_Available records_

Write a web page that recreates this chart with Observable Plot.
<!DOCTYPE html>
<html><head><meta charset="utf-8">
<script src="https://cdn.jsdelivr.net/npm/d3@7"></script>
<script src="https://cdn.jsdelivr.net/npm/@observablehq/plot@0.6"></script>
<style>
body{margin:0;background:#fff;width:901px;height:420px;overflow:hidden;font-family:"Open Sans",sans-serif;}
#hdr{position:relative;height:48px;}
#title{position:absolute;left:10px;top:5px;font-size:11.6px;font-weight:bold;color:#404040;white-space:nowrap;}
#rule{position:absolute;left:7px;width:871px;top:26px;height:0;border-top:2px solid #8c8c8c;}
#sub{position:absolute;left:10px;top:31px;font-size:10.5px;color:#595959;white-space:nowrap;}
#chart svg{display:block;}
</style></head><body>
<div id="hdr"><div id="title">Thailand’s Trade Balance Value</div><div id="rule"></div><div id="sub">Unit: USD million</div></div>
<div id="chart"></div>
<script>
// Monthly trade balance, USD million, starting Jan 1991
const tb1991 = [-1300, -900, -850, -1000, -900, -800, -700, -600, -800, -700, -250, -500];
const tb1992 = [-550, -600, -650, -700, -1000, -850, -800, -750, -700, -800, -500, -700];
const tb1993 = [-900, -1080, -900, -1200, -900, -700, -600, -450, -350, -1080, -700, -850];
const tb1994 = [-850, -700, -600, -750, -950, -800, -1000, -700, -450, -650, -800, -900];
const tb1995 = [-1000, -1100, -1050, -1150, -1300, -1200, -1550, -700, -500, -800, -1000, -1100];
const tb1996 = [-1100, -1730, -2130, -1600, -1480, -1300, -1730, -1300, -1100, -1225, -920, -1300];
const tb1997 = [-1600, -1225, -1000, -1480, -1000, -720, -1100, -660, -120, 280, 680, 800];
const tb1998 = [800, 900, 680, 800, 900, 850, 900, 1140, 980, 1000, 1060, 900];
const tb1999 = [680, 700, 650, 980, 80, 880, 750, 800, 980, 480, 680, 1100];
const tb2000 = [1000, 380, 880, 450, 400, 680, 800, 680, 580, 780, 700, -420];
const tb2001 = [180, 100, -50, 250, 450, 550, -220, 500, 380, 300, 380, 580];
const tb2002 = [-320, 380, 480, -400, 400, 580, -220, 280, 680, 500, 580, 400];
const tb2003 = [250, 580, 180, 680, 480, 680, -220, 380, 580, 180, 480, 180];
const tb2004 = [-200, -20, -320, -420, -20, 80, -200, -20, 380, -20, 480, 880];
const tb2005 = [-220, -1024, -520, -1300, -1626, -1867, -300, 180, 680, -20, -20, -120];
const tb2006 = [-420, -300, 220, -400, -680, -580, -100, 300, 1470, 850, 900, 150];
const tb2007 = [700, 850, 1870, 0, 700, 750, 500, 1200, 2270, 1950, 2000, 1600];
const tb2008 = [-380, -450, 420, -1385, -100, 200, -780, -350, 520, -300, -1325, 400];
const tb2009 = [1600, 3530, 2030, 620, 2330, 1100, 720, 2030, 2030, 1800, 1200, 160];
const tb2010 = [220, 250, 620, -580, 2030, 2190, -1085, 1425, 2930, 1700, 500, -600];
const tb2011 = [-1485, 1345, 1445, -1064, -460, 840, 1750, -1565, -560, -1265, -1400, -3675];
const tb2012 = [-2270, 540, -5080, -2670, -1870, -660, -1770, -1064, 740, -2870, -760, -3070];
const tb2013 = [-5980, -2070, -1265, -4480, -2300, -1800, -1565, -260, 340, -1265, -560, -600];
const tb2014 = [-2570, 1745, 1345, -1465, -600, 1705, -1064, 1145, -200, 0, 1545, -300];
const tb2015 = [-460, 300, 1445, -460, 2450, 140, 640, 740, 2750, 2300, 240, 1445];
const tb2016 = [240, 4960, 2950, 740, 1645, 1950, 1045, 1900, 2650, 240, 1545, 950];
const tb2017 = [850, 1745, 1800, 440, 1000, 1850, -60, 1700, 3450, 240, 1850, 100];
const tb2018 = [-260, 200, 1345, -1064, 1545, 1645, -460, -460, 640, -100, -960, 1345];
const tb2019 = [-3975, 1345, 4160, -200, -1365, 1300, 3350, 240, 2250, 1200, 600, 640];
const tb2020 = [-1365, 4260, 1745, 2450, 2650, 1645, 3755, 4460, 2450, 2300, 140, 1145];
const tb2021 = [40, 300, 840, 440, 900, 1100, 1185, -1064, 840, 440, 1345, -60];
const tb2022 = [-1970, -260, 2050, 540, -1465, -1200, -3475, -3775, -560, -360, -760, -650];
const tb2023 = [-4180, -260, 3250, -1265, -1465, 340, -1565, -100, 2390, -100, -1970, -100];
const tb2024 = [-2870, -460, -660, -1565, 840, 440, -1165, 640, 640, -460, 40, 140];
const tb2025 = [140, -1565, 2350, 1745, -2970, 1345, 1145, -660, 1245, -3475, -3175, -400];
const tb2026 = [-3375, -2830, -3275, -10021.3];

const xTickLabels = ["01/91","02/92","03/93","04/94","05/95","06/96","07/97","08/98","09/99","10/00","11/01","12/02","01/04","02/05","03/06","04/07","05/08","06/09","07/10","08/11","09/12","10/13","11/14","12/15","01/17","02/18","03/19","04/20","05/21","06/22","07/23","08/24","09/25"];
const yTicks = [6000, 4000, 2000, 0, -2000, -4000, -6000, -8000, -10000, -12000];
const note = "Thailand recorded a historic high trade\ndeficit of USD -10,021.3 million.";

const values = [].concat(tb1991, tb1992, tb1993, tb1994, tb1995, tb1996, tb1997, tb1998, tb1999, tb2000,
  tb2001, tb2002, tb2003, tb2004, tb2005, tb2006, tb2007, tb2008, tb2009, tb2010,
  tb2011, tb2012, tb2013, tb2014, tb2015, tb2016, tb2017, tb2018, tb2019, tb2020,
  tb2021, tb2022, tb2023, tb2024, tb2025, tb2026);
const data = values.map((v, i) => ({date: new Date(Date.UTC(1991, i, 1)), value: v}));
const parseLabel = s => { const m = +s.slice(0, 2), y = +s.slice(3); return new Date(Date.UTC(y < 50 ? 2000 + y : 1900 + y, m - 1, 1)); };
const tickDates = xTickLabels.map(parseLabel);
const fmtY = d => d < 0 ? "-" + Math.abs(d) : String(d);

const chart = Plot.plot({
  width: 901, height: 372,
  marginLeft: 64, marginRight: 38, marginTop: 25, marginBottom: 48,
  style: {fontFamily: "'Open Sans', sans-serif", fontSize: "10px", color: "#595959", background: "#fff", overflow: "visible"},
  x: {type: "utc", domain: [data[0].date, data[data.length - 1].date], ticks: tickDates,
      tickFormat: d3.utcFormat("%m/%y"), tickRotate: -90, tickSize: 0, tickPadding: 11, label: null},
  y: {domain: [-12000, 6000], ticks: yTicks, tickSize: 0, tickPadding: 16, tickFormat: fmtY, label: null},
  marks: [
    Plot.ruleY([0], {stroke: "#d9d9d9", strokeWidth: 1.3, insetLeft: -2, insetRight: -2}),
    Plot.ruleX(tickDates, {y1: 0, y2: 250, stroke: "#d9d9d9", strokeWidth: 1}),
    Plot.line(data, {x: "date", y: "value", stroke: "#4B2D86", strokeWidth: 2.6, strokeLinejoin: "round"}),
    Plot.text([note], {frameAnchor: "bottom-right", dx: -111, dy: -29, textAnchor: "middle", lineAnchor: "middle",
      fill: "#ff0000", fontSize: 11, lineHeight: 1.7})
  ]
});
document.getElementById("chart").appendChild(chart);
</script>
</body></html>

* * *

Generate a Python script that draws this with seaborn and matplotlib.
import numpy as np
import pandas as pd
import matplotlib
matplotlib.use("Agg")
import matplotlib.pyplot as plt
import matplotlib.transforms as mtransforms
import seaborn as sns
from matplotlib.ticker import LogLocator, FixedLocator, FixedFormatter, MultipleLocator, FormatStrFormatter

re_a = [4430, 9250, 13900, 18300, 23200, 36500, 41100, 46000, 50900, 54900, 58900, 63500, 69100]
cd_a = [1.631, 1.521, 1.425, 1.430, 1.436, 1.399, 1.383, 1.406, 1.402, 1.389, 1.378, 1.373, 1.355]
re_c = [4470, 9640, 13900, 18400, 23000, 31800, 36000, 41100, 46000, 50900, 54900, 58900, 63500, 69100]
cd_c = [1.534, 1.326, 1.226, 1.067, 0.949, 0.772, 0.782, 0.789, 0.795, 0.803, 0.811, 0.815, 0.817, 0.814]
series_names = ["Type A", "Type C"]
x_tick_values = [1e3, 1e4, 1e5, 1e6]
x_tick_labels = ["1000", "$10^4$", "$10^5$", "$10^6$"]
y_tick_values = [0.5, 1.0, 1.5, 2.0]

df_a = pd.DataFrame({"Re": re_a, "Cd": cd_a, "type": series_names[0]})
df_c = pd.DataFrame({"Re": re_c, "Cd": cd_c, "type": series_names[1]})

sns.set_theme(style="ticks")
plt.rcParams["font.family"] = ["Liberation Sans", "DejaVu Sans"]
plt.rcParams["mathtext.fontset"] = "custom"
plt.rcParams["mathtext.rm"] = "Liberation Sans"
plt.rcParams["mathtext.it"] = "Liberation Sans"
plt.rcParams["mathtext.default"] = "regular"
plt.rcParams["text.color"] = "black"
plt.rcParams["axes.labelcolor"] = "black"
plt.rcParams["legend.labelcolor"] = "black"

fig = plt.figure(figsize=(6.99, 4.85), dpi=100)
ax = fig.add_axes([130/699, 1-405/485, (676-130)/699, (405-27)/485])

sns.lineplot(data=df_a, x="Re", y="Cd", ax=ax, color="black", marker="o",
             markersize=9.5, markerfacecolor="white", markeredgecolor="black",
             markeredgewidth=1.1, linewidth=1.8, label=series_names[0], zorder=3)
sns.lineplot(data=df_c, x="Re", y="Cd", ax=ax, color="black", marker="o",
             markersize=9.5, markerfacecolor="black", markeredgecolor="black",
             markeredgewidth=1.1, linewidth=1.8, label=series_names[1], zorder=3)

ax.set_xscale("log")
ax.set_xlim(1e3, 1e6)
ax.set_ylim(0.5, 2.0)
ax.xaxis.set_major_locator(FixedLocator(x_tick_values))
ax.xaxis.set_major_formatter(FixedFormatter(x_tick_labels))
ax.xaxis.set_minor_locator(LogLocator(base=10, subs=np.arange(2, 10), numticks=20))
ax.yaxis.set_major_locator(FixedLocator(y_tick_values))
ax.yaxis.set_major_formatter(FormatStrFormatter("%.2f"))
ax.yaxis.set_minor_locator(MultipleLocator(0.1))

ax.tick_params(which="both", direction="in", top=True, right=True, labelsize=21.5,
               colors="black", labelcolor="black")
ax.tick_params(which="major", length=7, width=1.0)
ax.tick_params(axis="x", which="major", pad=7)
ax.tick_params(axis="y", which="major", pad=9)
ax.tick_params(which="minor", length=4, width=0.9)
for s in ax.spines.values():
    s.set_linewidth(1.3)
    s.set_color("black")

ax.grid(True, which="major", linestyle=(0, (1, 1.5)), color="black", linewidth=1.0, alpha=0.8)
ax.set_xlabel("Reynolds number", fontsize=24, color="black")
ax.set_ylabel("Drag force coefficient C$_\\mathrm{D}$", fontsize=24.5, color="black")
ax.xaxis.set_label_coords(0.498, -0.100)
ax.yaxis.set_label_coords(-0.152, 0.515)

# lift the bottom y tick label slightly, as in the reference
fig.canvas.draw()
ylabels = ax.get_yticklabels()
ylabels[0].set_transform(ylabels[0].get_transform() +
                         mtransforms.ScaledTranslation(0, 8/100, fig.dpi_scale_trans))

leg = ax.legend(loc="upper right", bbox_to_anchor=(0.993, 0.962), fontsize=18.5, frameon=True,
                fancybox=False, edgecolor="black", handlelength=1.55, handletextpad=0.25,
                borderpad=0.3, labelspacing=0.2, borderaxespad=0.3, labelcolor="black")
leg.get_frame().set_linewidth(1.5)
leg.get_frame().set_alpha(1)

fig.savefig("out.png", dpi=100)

_What is needed_
Produce only the lines from the line containing "Generate a Python" through the line containing "1-405/485, (676-130)/699, (405-27)/485])", inclusive of both, exactly as they stand in the entries above.

_Answer in full_
Generate a Python script that draws this with seaborn and matplotlib.
import numpy as np
import pandas as pd
import matplotlib
matplotlib.use("Agg")
import matplotlib.pyplot as plt
import matplotlib.transforms as mtransforms
import seaborn as sns
from matplotlib.ticker import LogLocator, FixedLocator, FixedFormatter, MultipleLocator, FormatStrFormatter

re_a = [4430, 9250, 13900, 18300, 23200, 36500, 41100, 46000, 50900, 54900, 58900, 63500, 69100]
cd_a = [1.631, 1.521, 1.425, 1.430, 1.436, 1.399, 1.383, 1.406, 1.402, 1.389, 1.378, 1.373, 1.355]
re_c = [4470, 9640, 13900, 18400, 23000, 31800, 36000, 41100, 46000, 50900, 54900, 58900, 63500, 69100]
cd_c = [1.534, 1.326, 1.226, 1.067, 0.949, 0.772, 0.782, 0.789, 0.795, 0.803, 0.811, 0.815, 0.817, 0.814]
series_names = ["Type A", "Type C"]
x_tick_values = [1e3, 1e4, 1e5, 1e6]
x_tick_labels = ["1000", "$10^4$", "$10^5$", "$10^6$"]
y_tick_values = [0.5, 1.0, 1.5, 2.0]

df_a = pd.DataFrame({"Re": re_a, "Cd": cd_a, "type": series_names[0]})
df_c = pd.DataFrame({"Re": re_c, "Cd": cd_c, "type": series_names[1]})

sns.set_theme(style="ticks")
plt.rcParams["font.family"] = ["Liberation Sans", "DejaVu Sans"]
plt.rcParams["mathtext.fontset"] = "custom"
plt.rcParams["mathtext.rm"] = "Liberation Sans"
plt.rcParams["mathtext.it"] = "Liberation Sans"
plt.rcParams["mathtext.default"] = "regular"
plt.rcParams["text.color"] = "black"
plt.rcParams["axes.labelcolor"] = "black"
plt.rcParams["legend.labelcolor"] = "black"

fig = plt.figure(figsize=(6.99, 4.85), dpi=100)
ax = fig.add_axes([130/699, 1-405/485, (676-130)/699, (405-27)/485])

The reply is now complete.